In the employment context, under Griggs, even though an employer may not intend to discriminate against a protected group, it may still be found liable under anti-discrimination laws for practices that disproportionately disadvantage such a group.
The theory was administratively adopted for federal fair lending laws in the 1990s, as laid out in a 1994 Interagency Policy Statement on Fair Lending. This statement from the Department of Justice and other federal agencies says that lenders may be liable for fair lending law violations if their policies or practices are shown to have a disparate impact on protected groups – even if there was no intent to discriminate. The statement, however, does not have the force of law.
In addition, the federal government, in practice, had not aggressively pursued fair lending cases in the absence of intentional discrimination against a protected group — until the Obama Administration’s CFPB announced its intention to use the “disparate impact” theory.
That is where the pending Supreme Court case, Mount Holly v. Mount Holly Gardens Citizens in Action, Inc. comes in. In that case, the Township of Mount Holly, N.J., made plans to redevelop a blighted residential area that was primarily inhabited by low- and moderate-income minority residents. Under the plan, the neighborhood would be demolished, and significantly more-expensive housing would be built. Many of the residents objected to the redevelopment, saying that their neighborhood would be destroyed and that they would not be able to afford to live in the new neighborhood. They sued under the Fair Housing Act, alleging that although the plan was not specifically targeted against minorities, it would have a disparate impact on them.
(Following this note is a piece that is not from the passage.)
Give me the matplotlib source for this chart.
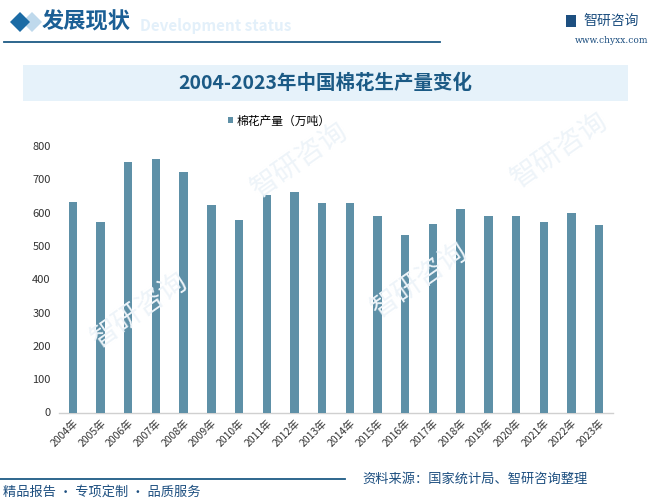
import matplotlib
matplotlib.use("Agg")
import matplotlib.pyplot as plt
from matplotlib.patches import Rectangle, Polygon

plt.rcParams['font.family'] = ['Noto Sans CJK SC', 'DejaVu Sans']

years = ["2004年", "2005年", "2006年", "2007年", "2008年", "2009年", "2010年",
         "2011年", "2012年", "2013年", "2014年", "2015年", "2016年", "2017年",
         "2018年", "2019年", "2020年", "2021年", "2022年", "2023年"]
production = [632.4, 571.4, 753.3, 759.7, 723.2, 623.6, 577.0, 651.9, 660.8, 628.2,
              629.9, 590.7, 534.3, 565.3, 610.3, 588.9, 591.1, 573.1, 598.0, 561.8]
yticks = [0, 100, 200, 300, 400, 500, 600, 700, 800]

W, H = 654, 501
fig = plt.figure(figsize=(W / 100, H / 100), dpi=100)
fig.patch.set_facecolor("white")

def fx(x):
    return x / W

def fy(y):
    return 1 - y / H

# watermarks (very faint)
for (x, y) in [(140, 310), (420, 280), (560, 150), (300, 160)]:
    fig.text(fx(x), fy(y), "智研咨询", fontsize=20, color="#EEF4F9", rotation=35,
             ha="center", va="center", zorder=0)

# header
fig.patches.append(Polygon([(fx(22), fy(22)), (fx(32), fy(12)), (fx(42), fy(22)), (fx(32), fy(32))],
                           closed=True, transform=fig.transFigure, facecolor="#BFD9EC",
                           edgecolor="none", zorder=1))
fig.patches.append(Polygon([(fx(10), fy(22)), (fx(20), fy(12)), (fx(30), fy(22)), (fx(20), fy(32))],
                           closed=True, transform=fig.transFigure, facecolor="#1B6BA5",
                           edgecolor="none", zorder=2))
fig.text(fx(140), fy(26), "Development status", fontsize=11, fontweight="bold",
         color="#E3F0FA", ha="left", va="center", zorder=1)
fig.text(fx(42), fy(22), "发展现状", fontsize=16, fontweight="bold", color="#1B5F95",
         ha="left", va="center", zorder=2)
fig.add_artist(plt.Line2D([fx(4), fx(440)], [fy(41.5), fy(41.5)], color="#1D5A85", lw=1.3,
                          transform=fig.transFigure))
fig.text(fx(583), fy(21), "智研咨询", fontsize=10, color="#1D4F80", ha="left", va="center")
fig.patches.append(Rectangle((fx(566), fy(27)), 10 / W, 12 / H, transform=fig.transFigure,
                             facecolor="#1D4F80", edgecolor="none"))
fig.text(fx(612), fy(41), "www.chyxx.com", fontsize=6.5, color="#1D4F80", ha="center",
         va="center", family="DejaVu Serif")

# title band
fig.patches.append(Rectangle((fx(23), fy(101)), 605 / W, 36 / H, transform=fig.transFigure,
                             facecolor="#E6F2FA", edgecolor="none", zorder=1))
fig.text(fx(325), fy(83.5), "2004-2023年中国棉花生产量变化", fontsize=14, fontweight="bold",
         color="#1B5A85", ha="center", va="center", zorder=3)

# axes
ax = fig.add_axes([fx(59), fy(412.5), (613 - 59) / W, (412.5 - 146) / H])
ax.set_facecolor("none")
x = list(range(len(years)))
ax.bar(x, production, width=0.3, color="#5E90A7", label="棉花产量（万吨）", zorder=3)
ax.set_xlim(-0.5, len(years) - 0.5)
ax.set_ylim(0, 800)
ax.set_yticks(yticks)
ax.set_yticklabels([str(v) for v in yticks], fontsize=8, color="#333333")
ax.set_xticks(x)
ax.set_xticklabels(years, rotation=45, ha="right", rotation_mode="anchor", fontsize=7.5,
                   color="#333333")
ax.tick_params(axis="both", length=0, pad=6)
ax.tick_params(axis="x", pad=4)
for s in ["top", "right", "left"]:
    ax.spines[s].set_visible(False)
ax.spines["bottom"].set_color("#D0D0D0")
ax.spines["bottom"].set_linewidth(1)

leg = fig.legend(loc="center", bbox_to_anchor=(fx(279), fy(121)), frameon=False, fontsize=8.5,
                 handlelength=0.45, handleheight=0.45, handletextpad=0.3)

# footer
fig.add_artist(plt.Line2D([fx(0), fx(345)], [fy(479), fy(479)], color="#1D5A85", lw=1.3,
                          transform=fig.transFigure))
fig.text(fx(362), fy(479), "资料来源：国家统计局、智研咨询整理", fontsize=9.5, color="#1D4F80",
         ha="left", va="center")
fig.text(fx(3), fy(492), "精品报告 · 专项定制 · 品质服务", fontsize=9.5, color="#1D4F80",
         ha="left", va="center")

fig.savefig("out.png", dpi=100, facecolor="white")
The U.S. Court of Appeals for the Third Circuit allowed the case to proceed, and the Supreme Court is now considering it.
The issue is whether “disparate impact” is cognizable under the Fair Housing Act, as it is in the employment context. If the Court holds that impact as well as intent leads to a cause of action under the Fair Housing Act, the CFPB will go ahead and act under the theory. It will bring cases, for example, against banks that make loans only in areas that happen to be inhabited by high-income people and decline to make loans in areas where low-income people (many of whom are minorities) live. It will use geography as a proxy for racial or ethnic discrimination: Where were loans made, and where were they denied?
The Supreme Court has not yet decided whether it will hear the Mount Holly case. The most recent activity was the Court’s request, at the end of October, that the U.S. solicitor general formally express the views of the U.S. government on the issue. The solicitor general has not yet filed, and it will probably be a few weeks until he does file and the justices consider the SG’s arguments and decide whether to grant certiorari.
Consumer advocacy groups have actively pushed the disparate impact theory. The National Fair Housing Alliance has filed administrative complaints against Bank of America, Wells Fargo, and U.S. Bancorp, alleging that bank practices in maintaining foreclosed properties discriminate against people in predominantly black and Hispanic neighborhoods. Bank of America, Wells Fargo and SunTrust have recently paid some $500 million to settle claims: Since the banks opted to settle these cases, there was no formal legal ruling on the theory of liability.
Thus, “disparate impact” has been slowly taking hold in the lending context – without any real statutory basis or judicial clarification. The theory is still being used only by extension or analogy to the employment context. A high court ruling would clarify this very important area of law. Lenders, developers, and borrowers are waiting for clarification.